Maybe the reason Jeff Bezos had been getting jacked all these years was because he was planning a space trip. Yesterday in an Instagram post, Jeff Bezos announced that he will be on the inaugural crewed flight of Blue Origin, his aerospace company. The trip is scheduled for launch on July 20th, 15 days after Bezos steps down as CEO. Bezos said: “Ever since I was five years old, I’ve dreamed of traveling to space." His brother, Mark Bezos, who is a co-founder of private equity firm, HighPost Capital, will also be joining. There is room for four others and one of them will come from a charity auction: currently 6,000 participants and bidding has reached $3.2 million.
The trip will last 10 minutes and will only go in suborbit (lower than a full orbit), where a rocket takes the craft above the Karman Line (62 miles above sea level, where "space" begins) before the capsule returns to ground in a parachute. Suborbital flights don't require lengthy amounts of training, since crew members are only weightless for a few minutes. Bezos & Co will train for three days before flying. (my scuba diving training was longer...)

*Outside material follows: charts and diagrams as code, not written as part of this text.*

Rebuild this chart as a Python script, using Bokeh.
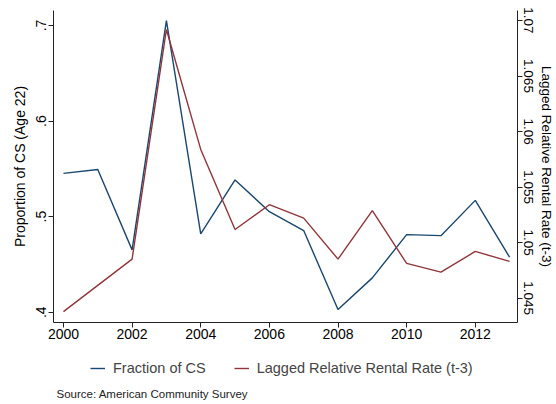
import math
from bokeh.plotting import figure
from bokeh.layouts import column
from bokeh.models import (Range1d, LinearAxis, FixedTicker, Legend, LegendItem, Label)
from bokeh.embed import file_html
from bokeh.resources import INLINE

years = [2000, 2001, 2002, 2003, 2004, 2005, 2006, 2007, 2008, 2009, 2010, 2011, 2012, 2013]
fraction_cs = [0.5453, 0.5493, 0.4652, 0.7052, 0.4819, 0.5384, 0.5052, 0.4854, 0.4028,
               0.4359, 0.4812, 0.4801, 0.5170, 0.4575]
lagged_rent = [1.04378, 1.04614, 1.04851, 1.06919, 1.05839, 1.05118, 1.05341, 1.05220,
               1.04851, 1.05287, 1.04812, 1.04734, 1.04920, 1.04830]
x_ticks = [2000, 2002, 2004, 2006, 2008, 2010, 2012]
left_ticks = [0.4, 0.5, 0.6, 0.7]
left_labels = [".4", ".5", ".6", ".7"]
right_ticks = [1.045, 1.05, 1.055, 1.06, 1.065, 1.07]
right_labels = ["1.045", "1.05", "1.055", "1.06", "1.065", "1.07"]
series_names = ["Fraction of CS", "Lagged Relative Rental Rate (t-3)"]
source_note = "Source: American Community Survey"

BLUE = "#1a476f"
RED = "#90353b"
FONT = "Liberation Sans"
AX = "#222222"

p = figure(width=556, height=346, output_backend="svg", toolbar_location=None,
           x_range=Range1d(1999.71, 2013.23), y_range=Range1d(0.3892, 0.7157),
           min_border_left=53, min_border_right=39, min_border_top=10, min_border_bottom=24)
p.extra_y_ranges = {"r": Range1d(1.0428, 1.0709)}
p.outline_line_color = None
p.grid.visible = False

p.line(years, fraction_cs, line_color=BLUE, line_width=1.4)
p.line(years, lagged_rent, line_color=RED, line_width=1.4, y_range_name="r")

def style(ax):
    ax.axis_line_color = AX
    ax.axis_line_width = 1
    ax.major_tick_line_color = AX
    ax.major_tick_out = 5
    ax.major_tick_in = 0
    ax.minor_tick_line_color = None
    ax.major_label_text_font = FONT
    ax.major_label_text_font_size = "14px"
    ax.major_label_text_color = "black"
    ax.axis_label_text_font = FONT
    ax.axis_label_text_font_size = "14px"
    ax.axis_label_text_font_style = "normal"
    ax.axis_label_text_color = "black"

xa = p.xaxis[0]
style(xa)
xa.ticker = FixedTicker(ticks=x_ticks)
xa.major_label_standoff = 1

ya = p.yaxis[0]
style(ya)
ya.ticker = FixedTicker(ticks=left_ticks)
ya.major_label_overrides = dict(zip(left_ticks, left_labels))
ya.major_label_orientation = "vertical"
ya.axis_label = "Proportion of CS (Age 22)"
ya.major_label_standoff = 2
ya.axis_label_standoff = 6

ra = LinearAxis(y_range_name="r")
style(ra)
ra.major_label_text_font_size = "13.5px"
ra.axis_label_text_font_size = "13.5px"
ra.ticker = FixedTicker(ticks=right_ticks)
ra.major_label_overrides = dict(zip(right_ticks, right_labels))
ra.major_label_orientation = "vertical"
ra.axis_label = "Lagged Relative Rental Rate (t-3)"
ra.axis_label_orientation = "vertical"
ra.major_label_standoff = 1
ra.axis_label_standoff = 3
p.add_layout(ra, "right")

# legend + source note strip below the chart (frame aligned with the chart's frame);
# the key lines use the same series, kept out of this strip's view
p2 = figure(width=556, height=58, output_backend="svg", toolbar_location=None,
            x_range=Range1d(0, 1), y_range=Range1d(0, 1),
            min_border_left=0, min_border_right=0, min_border_top=0, min_border_bottom=0)
p2.axis.visible = False
p2.grid.visible = False
p2.outline_line_color = None
d1 = p2.line(years, fraction_cs, line_color=BLUE, line_width=1.4)
d2 = p2.line(years, lagged_rent, line_color=RED, line_width=1.4)
legend = Legend(items=[LegendItem(label=series_names[0], renderers=[d1]),
                       LegendItem(label=series_names[1], renderers=[d2])],
                orientation="horizontal", location=(37, 26),
                label_text_font=FONT, label_text_font_size="14.5px",
                border_line_color=None, background_fill_alpha=0,
                glyph_width=15, label_standoff=8, spacing=28, padding=2, margin=0)
p2.add_layout(legend, "center")
src = Label(x=3, y=11, x_units="screen", y_units="screen",
            text=source_note, text_baseline="middle",
            text_font=FONT, text_font_size="11.5px", text_color="#222222")
p2.add_layout(src)

open("out.html", "w").write(file_html(column(p, p2, spacing=0), INLINE))
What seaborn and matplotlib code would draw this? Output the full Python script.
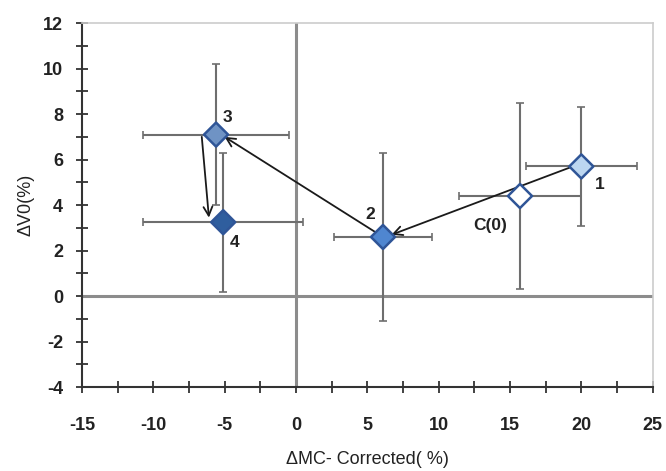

Elon Musk's, SpaceX and Richard Branson's Virgin Galactic, have also announced a number of trips to carry people to space. Richard Branson plans to join Virgin Galactic's 3rd crewed test flight later this year. SpaceX, meanwhile will go higher than both companies, and plans to carry passengers into orbit. Elon Musk has not detailed any set plans but has said in the past: "I would like to die on Mars—just not on impact."
Short Squeez Takeaway: SpaceX has been way more successful than Blue Origin when it comes to space travel, regularly launching its Falcon 9 rockets and taking astronauts to the International Space Station. It's also planning a trip to take billionaire, Yusaku Maezwa, on a trip to the moon. Recently SpaceX beat Blue Origin for a huge NASA contract to take astronauts back to the moon. This smells a lot like Jeff Bezos trying to one up Elon Musk, who has declared his life's mission to make life multi-planetary, not just take one 10 minute flight in sub-orbit.